Hormonal changes start in the body of the pregnant woman, the circulatory system is rebuilt and the load on the heart is increased. In the first weeks of pregnancy, progesterone is produced, acts on blood vessels and may lower blood pressure. Because of this, drowsiness in early pregnancy is most pronounced.
By 12-13 weeks, the body adapts to the changes and the placenta is completed. In the second trimester, you usually feel better and the lethargy and constant desire to sleep subsides, and sometimes it goes away completely.
The condition may worsen again in the late term. Due to the large weight of the foetus and the heavy strain on the body, the mother-to-be often feels weak, tired and wants to lie down or sleep. Here it is important to rule out more serious factors – anaemia, gestosis and other pregnancy pathologies. It is also important to relax properly, both early and late in pregnancy, and to follow your doctor’s recommendations to help you feel at your best.

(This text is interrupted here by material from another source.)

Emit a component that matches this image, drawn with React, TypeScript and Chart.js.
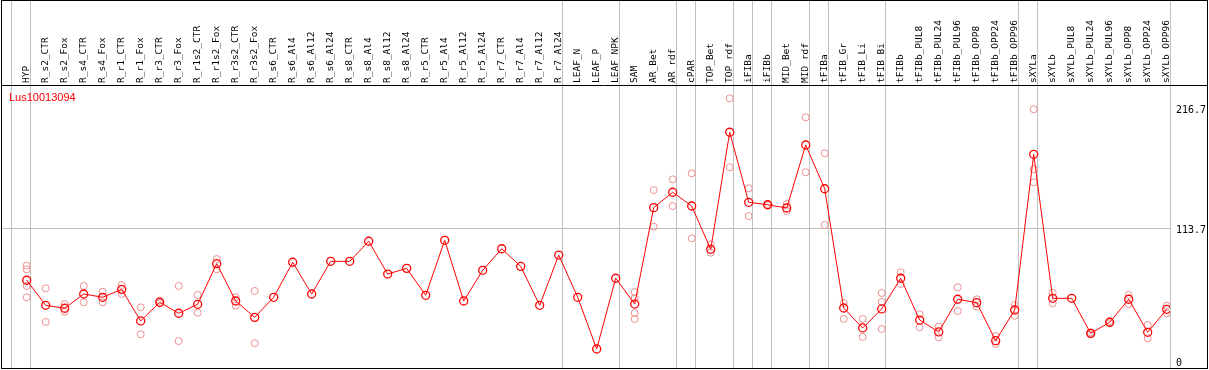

How to beat pregnancy fatigue
From the early months of pregnancy, it is important to slow down and take care of yourself. Useful tips to help manage unpleasant symptoms and overcome fatigue:
- Get as much rest as possible. Lie down more often, trying to lift your legs. This reduces uterine tone, helps you relax and improves venous outflow.
- Ask for help. Don’t try to do all the housework yourself – get your husband or relatives to help with the cleaning, cooking and grocery shopping;
- Make sure you have a daily routine. It is logical that if you want to sleep, you should do it. Try to take a nap during the day and go to bed early in the evening – do not tolerate excessive sleepiness without an urgent need (if you, for example, are not at work);
- Eat right. Eat more protein, complex carbohydrates, vegetables and fruit. Minimise sweets and caffeine – these foods only worsen the condition;
- Don’t give up. Light exercise and frequent walks in the fresh air will invigorate you and help combat lethargy and fatigue;
- Avoid stress. You don’t want any emotional upheaval. For the sake of the future child should refuse to communicate with people you don’t like, excessive loads at work.
- Magnesium products and vitamins can sometimes help you cope with fatigue. Before taking these, however, you should talk to your doctor.
When to talk to a doctor or midwife
If the sleepiness is very severe, does not go away and does not diminish by the second and third trimester, every day there is an absolute loss of energy, be sure to draw this to the attention of your doctor.
If you have a fever, high blood pressure, shortness of breath or severe dizziness, contact your doctor immediately.
It is also important to tell your doctor if you experience panic attacks, apathy or depression. Take care of yourself and your baby and your pregnancy will go well!